Grushinsky festival (Грушинский фестиваль) is an annual Russian bard song festival that was established in 1968. It takes place near the city of Samara, on the Mastryukovo lakes. The festival takes its name from Valeri Grushin, a singer-songwriter who died during a backcountry camping trip trying to save his drowning friends.

During Soviet times, the formal oversight of the festival was performed by VLKSM. Usual participants included Yuri Vizbor, Tatyana and Sergey Nikitins, Bulat Okudzhava, Alexander Dolsky, Oleg Mitayev, Leonid Dukhovny among others. Singer Alexander Gorodnitsky was festival's long-term director.

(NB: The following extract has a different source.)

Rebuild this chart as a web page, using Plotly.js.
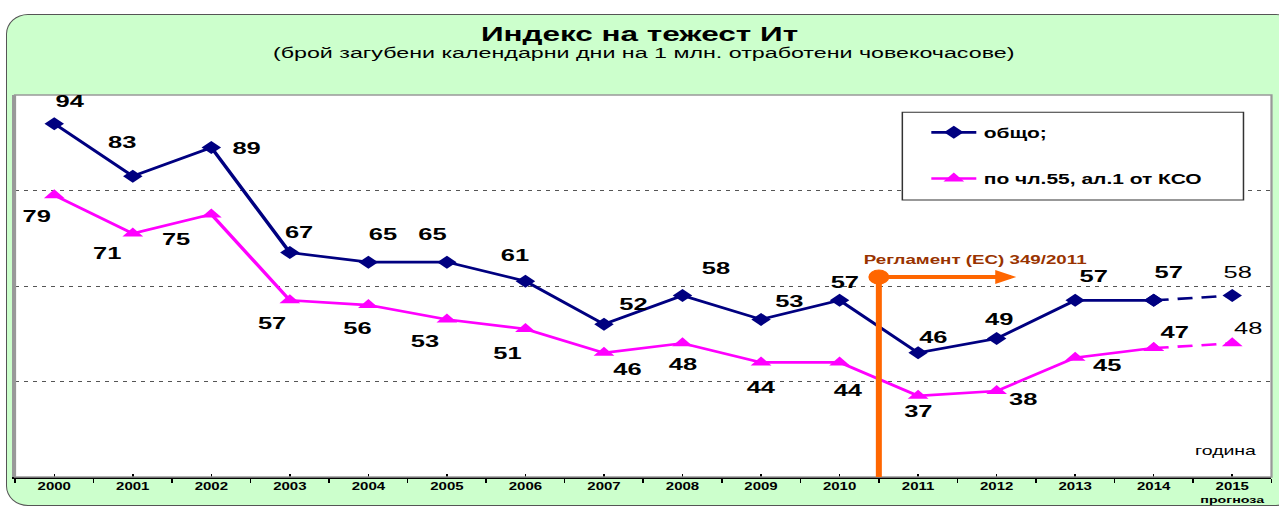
<!DOCTYPE html>
<html><head><meta charset="utf-8">
<script src="https://cdn.plot.ly/plotly-3.0.1.min.js"></script>
<style>
body{margin:0;background:#fff;overflow:hidden;}
#frame{position:absolute;left:6px;top:14px;width:1290px;height:490px;background:#ccffcc;border:1.5px solid #555;border-radius:22px/20px;}
#chart{position:absolute;left:0;top:0;width:853px;height:507px;transform:scaleX(1.49941);transform-origin:0 0;}
</style></head><body>
<div id="frame"></div><div id="chart"></div>
<script>
// ---- data ----
const years = ['2000','2001','2002','2003','2004','2005','2006','2007','2008','2009','2010','2011','2012','2013','2014','2015'];
const tickLabels = ['2000','2001','2002','2003','2004','2005','2006','2007','2008','2009','2010','2011','2012','2013','2014','2015<br><span style="font-size:9.5px">прогноза</span>'];
const total = [94, 83, 89, 67, 65, 65, 61, 52, 58, 53, 57, 46, 49, 57, 57, 58];
const art55 = [79, 71, 75, 57, 56, 53, 51, 46, 48, 44, 44, 37, 38, 45, 47, 48];
const seriesNames = ['общо;', 'по чл.55, ал.1 от КСО'];
const regulationText = 'Регламент (ЕС) 349/2011';

// ---- label offsets (px, in the final picture) ----
const totalOff = [[16,-22],[-11,-34],[36,1],[10,-20],[14,-28],[-15,-28],[-11,-26],[29,-20],[33,-27],[29,-18],[6,-18],[15,-15],[3,-19],[18,-24],[15,-28],[6,-23]];
const art55Off = [[-17,21],[-26,20],[-35,25],[-18,23],[-11,23],[-22,22],[-18,25],[23,17],[0,21],[0,25],[9,28],[0,16],[27,8],[32,8],[21,-16],[16,-15]];

const SX = 1279 / 853; // horizontal stretch of the original picture
const NAVY = '#000080', PINK = '#ff00ff', ORANGE = '#ff6600';
const FONT = 'Arial, "Liberation Sans", sans-serif';
const last = years.length - 1;
const idx = years.map((_, i) => i);

const traces = [
  {x: years.slice(0, last), y: total.slice(0, last), name: seriesNames[0], legendgroup: 'a', mode: 'lines+markers',
   line: {color: NAVY, width: 2.6}, marker: {symbol: 'diamond', size: 10, color: NAVY}},
  {x: years.slice(last - 1), y: total.slice(last - 1), showlegend: false, mode: 'lines+markers',
   line: {color: NAVY, width: 2.6, dash: '10px,6px'}, marker: {symbol: 'diamond', size: 10, color: NAVY}},
  {x: years.slice(0, last), y: art55.slice(0, last), name: seriesNames[1], legendgroup: 'b', mode: 'lines+markers',
   line: {color: PINK, width: 2.6}, marker: {symbol: 'triangle-up', size: 12, color: PINK}},
  {x: years.slice(last - 1), y: art55.slice(last - 1), showlegend: false, mode: 'lines+markers',
   line: {color: PINK, width: 2.6, dash: '10px,6px'}, marker: {symbol: 'triangle-up', size: 12, color: PINK}},
  {x: idx, y: idx.map(() => null), xaxis: 'x2', yaxis: 'y', showlegend: false, mode: 'markers', hoverinfo: 'skip'}
];

const annotations = [];
function addLabels(vals, offs) {
  vals.forEach((v, i) => {
    annotations.push({x: i, y: v, text: String(v), showarrow: false,
      xshift: offs[i][0] / SX, yshift: -offs[i][1],
      font: {family: FONT, size: 17, color: '#000', weight: i === last ? 'normal' : 'bold'}});
  });
}
addLabels(total, totalOff);
addLabels(art55, art55Off);

const regY = 61.9;
annotations.push({x: 12.25, y: regY, ax: 10.5, ay: regY, axref: 'x', ayref: 'y', text: '', showarrow: true,
  arrowcolor: ORANGE, arrowwidth: 4, arrowhead: 2, arrowsize: 0.7, startstandoff: 0});
annotations.push({x: 11.72, y: regY, text: '<b>' + regulationText + '</b>', showarrow: false, yshift: 17,
  font: {family: FONT, size: 12.5, color: '#993300'}});
annotations.push({xref: 'paper', yref: 'paper', x: 0.991, y: 0.073, xanchor: 'right', yshift: -11, text: 'година', showarrow: false,
  font: {family: FONT, size: 13, color: '#000'}});
annotations.push({xref: 'paper', yref: 'paper', x: 0.5, y: 1.0, yanchor: 'bottom', yshift: 32,
  text: '(брой загубени календарни дни на 1 млн. отработени човекочасове)', showarrow: false,
  font: {family: FONT, size: 15.5, color: '#000'}});

const layout = {
  width: 853, height: 507,
  paper_bgcolor: 'rgba(0,0,0,0)', plot_bgcolor: '#fff',
  margin: {l: 10, r: 5, t: 95, b: 30},
  title: {text: '<b>Индекс на тежест Ит</b>', x: 0.5, xanchor: 'center', y: 0.933, yanchor: 'middle',
    font: {family: FONT, size: 21, color: '#000'}},
  font: {family: FONT},
  xaxis: {type: 'category', tickvals: years, ticktext: tickLabels, range: [-0.5, 15.5],
    ticks: 'outside', tickson: 'boundaries', ticklen: 4, tickcolor: '#000', tickwidth: 1,
    showline: true, linecolor: '#000', linewidth: 1.5, showgrid: false, zeroline: false,
    tickfont: {family: FONT, size: 10, color: '#000', weight: 'bold'}},
  xaxis2: {overlaying: 'x', anchor: 'y', side: 'bottom', range: [-0.5, 15.5], tickvals: idx,
    ticks: 'inside', ticklen: 3, tickcolor: '#000', showticklabels: false, showgrid: false, zeroline: false, showline: false},
  yaxis: {range: [20, 100], dtick: 20, showticklabels: false, ticks: '',
    showgrid: true, gridcolor: '#555', griddash: 'dot', gridwidth: 1, zeroline: false,
    showline: true, linecolor: '#999', linewidth: 2},
  showlegend: true,
  legend: {x: 0.7233, y: 0.943, xanchor: 'left', yanchor: 'top', bgcolor: 'rgba(0,0,0,0)', borderwidth: 0,
    tracegroupgap: 25, font: {family: FONT, size: 14, color: '#000', weight: 'bold'}},
  shapes: [
    {type: 'rect', xref: 'paper', yref: 'paper', x0: 0, x1: 1, y0: 0, y1: 1, line: {color: '#999', width: 1.5}},
    {type: 'rect', xref: 'paper', yref: 'paper', x0: 0.7062, x1: 0.9777, y0: 0.725, y1: 0.955,
     line: {color: '#333', width: 1}, fillcolor: '#fff', layer: 'above'},
    {type: 'line', xref: 'x', yref: 'y', x0: 10.5, x1: 10.5, y0: 20, y1: regY, line: {color: ORANGE, width: 4}, layer: 'above'},
    {type: 'circle', xref: 'x', yref: 'y', xsizemode: 'pixel', ysizemode: 'pixel', xanchor: 10.5, yanchor: regY,
     x0: -6.5, x1: 6.5, y0: -7, y1: 7, fillcolor: ORANGE, line: {color: ORANGE, width: 1}, layer: 'above'}
  ],
  annotations: annotations
};

Plotly.newPlot('chart', traces, layout, {displayModeBar: false, staticPlot: true});
</script>
</body></html>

The major landmark of the festival is the stage built on the raft, in the shape of a guitar, with its fingerboard serving as a bridge to the shore. The Grushin Mountain ridge serves as natural stands for thousands of visitors. The number of visitors, as well as of participants, increased every year, starting from only 600 in 1968 to 2,500 next year, and the peak of Soviet era Grushinsky was reached in 1979 - 100,000 spectators. This record was broken in modern times: 1997 festival attracted 140,000 spectators. Similarly, the number of artists in 1969 was 20, and in 1976 it grew up to 143.

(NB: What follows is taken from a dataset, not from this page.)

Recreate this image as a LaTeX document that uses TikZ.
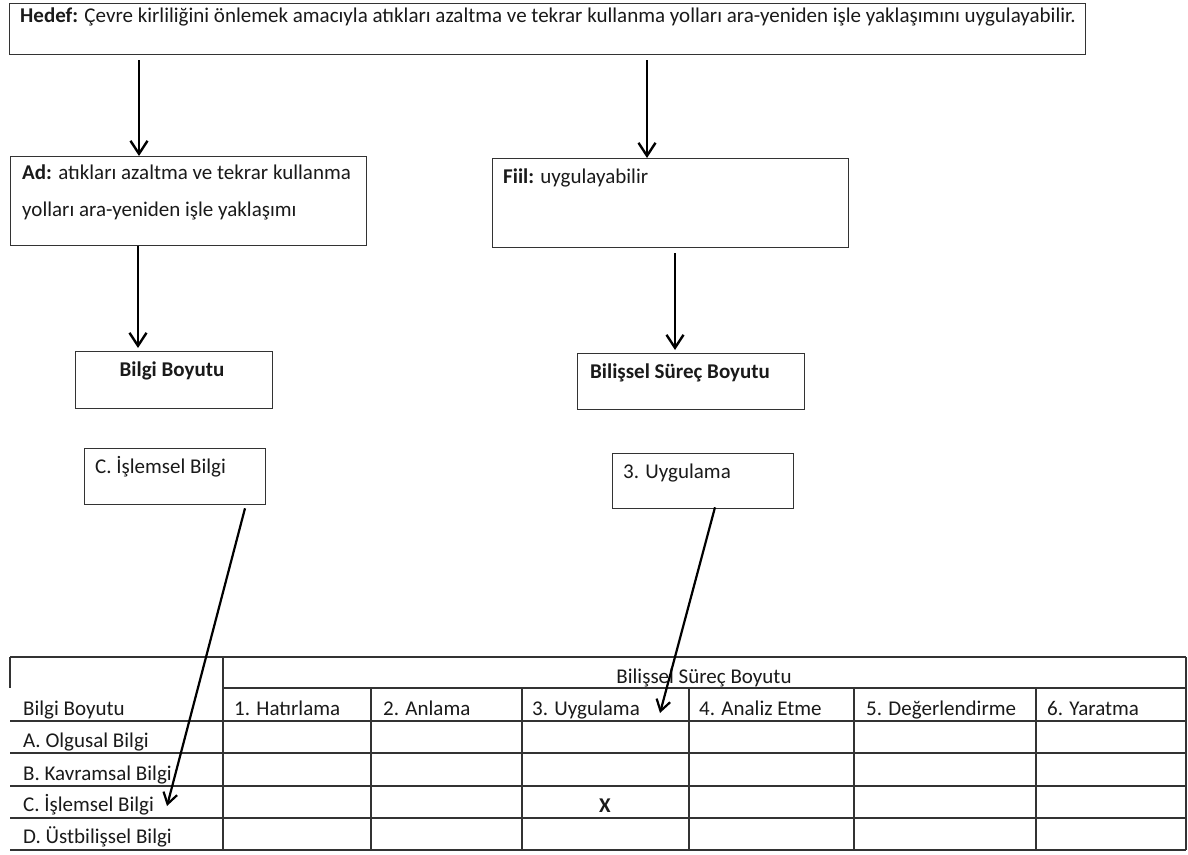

In 1980 the fest was cancelled and was resumed only in 1986. Since then it has become a regular annual event.

In the late 1990s, the festival became commercialized, and broadened its format larger than only bard songs. Some Russian rockers, such as Yuri Shevchuk of DDT, now perform there as well.

Since 2007 Grushinsky has split into two rival festivals of the same name. The main promoter of the fest, the Grushin Club, has moved to a venue near Tolyatti. The festival at Mastryukovo lakes is still held without their promotion.